The obsession with not sending young people to jail must stop. The ridiculous notion that jail will only make them worse begs the question, ‘worse than what’.
It is also incredible how certain sectors blame the Youth Detention centres as not fit for young people. We agree that they are not suitable for many young people, but they are suitable for securing violent juvenile thugs who pose a genuine and demonstrated risk to the community.
There is also the stupid notion that the Detention Centres themselves are the problem. An example is the Northern Territory, where a Royal Commission recommended the closure of the Don Dale Facility in Darwin. The physical building had little or no impact, it was the management regime of the place that failed dismally.

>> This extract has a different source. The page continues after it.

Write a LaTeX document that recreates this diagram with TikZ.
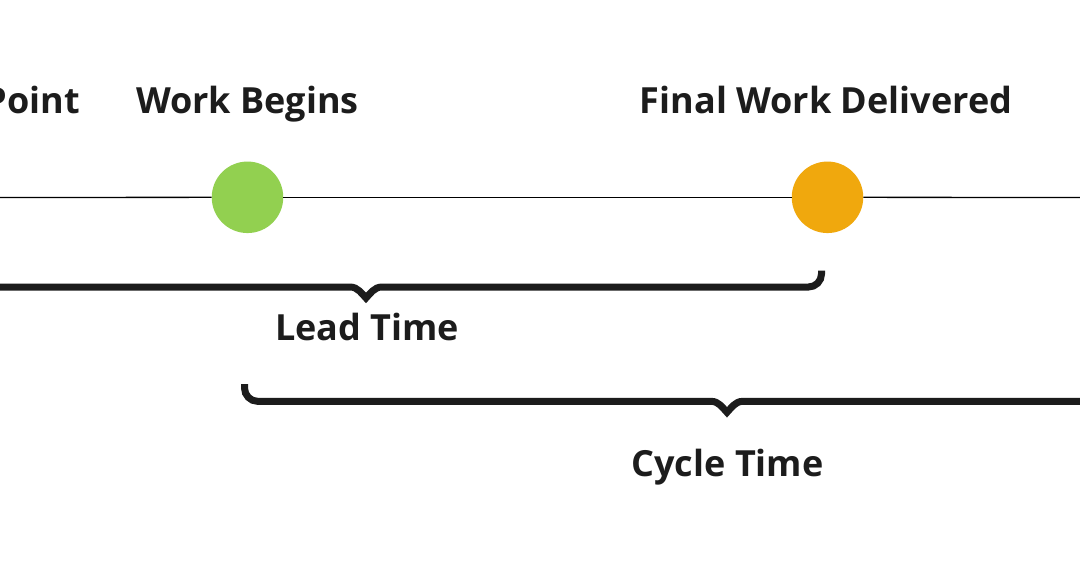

Like other Detention Centres the problem is not the building, it is the ineffective management of inmates, and we need to accept that some inmates are so incorrigible they need to be secured and restricted, not only for the good of the community, but, ironically, in the best interest of the convicted perpetrator and other inmates and staff.
The idiotically asinine belief permeating through our youth justice administration that perpetrators who continue to offend will be harmed by Detention is the first thing that must change because the reality is that avoiding saving them from themselves is irresponsible. How can they be so dumb?
The CCYP and Youth Justice have a lot to answer for as they are clearly asleep at the wheel or, more probably, are void of competent leadership that would have them both attentive and focused on these issues.
Their most notable output on these issues is ‘crickets’.
Immediate reform of the way recidivist juvenile offenders are treated in our criminal justice system, rather than excuses, is long overdue.